Por estos fundamentos, administrando justicia a nombre de la Nación,

Fallo: absolviendo a los acusados Sebastián Peña y María Astete de Castillo del delito de doble adulterio.

Y por esta mi sentencia, definitivamente juzgado en primera instancia, así lo pronuncio, y firmo en Huánuco a los 29 días del mes de diciembre de 1917.-(fdo) Enrique López Albújar.
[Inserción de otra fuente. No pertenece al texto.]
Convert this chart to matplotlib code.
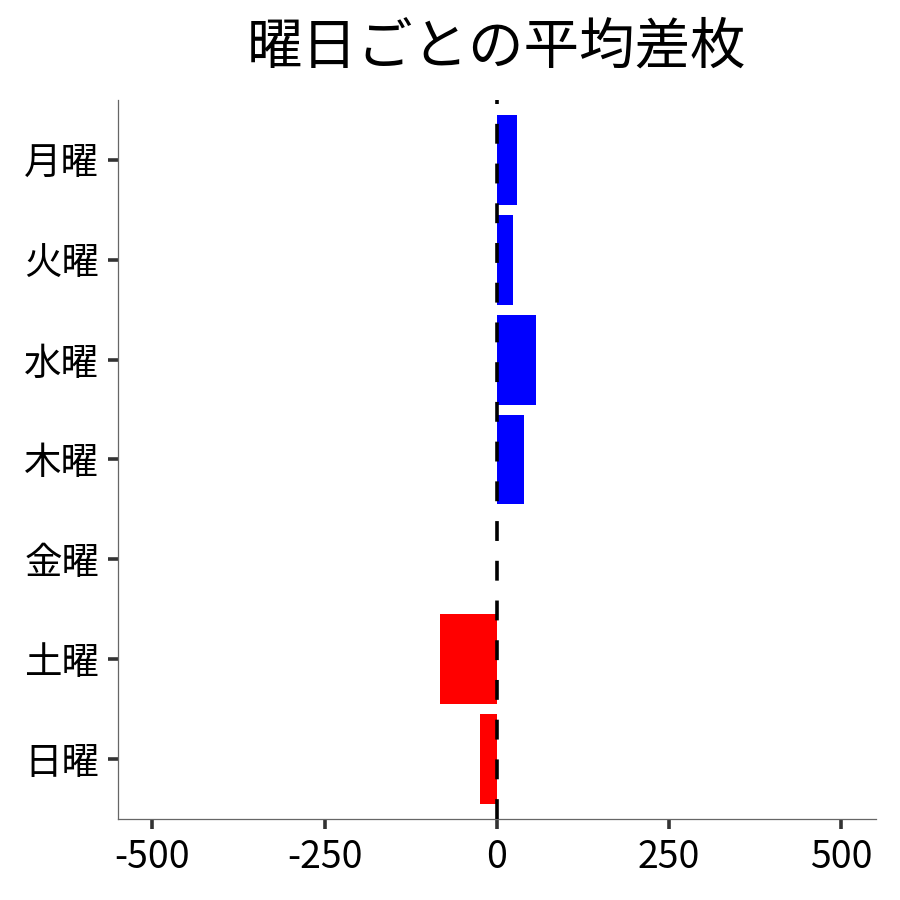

[1] López Albújar juzgaba con el Código Penal de 1862, en vigencia entonces. Este señala en el Art. 264 que: «La mujer que cometa adulterio será castigada con reclusión en segundo grado. El codelincuente sufrirá confinamiento en el mismo grado». Y el Art. 265 establecía: «El marido que incurra en adulterio teniendo manceba en la casa conyugal, será castigado con reclusión en segundo grado; y confinamiento en primer grado, en el segundo caso».
En estos dispositivos encuadraba el delito. Cf. Código Penal Peruano (1862), Sección Octava, De los delitos contra la honestidad, Título I, Del adulterio, Arts. 264 y 265. (R.E.C.)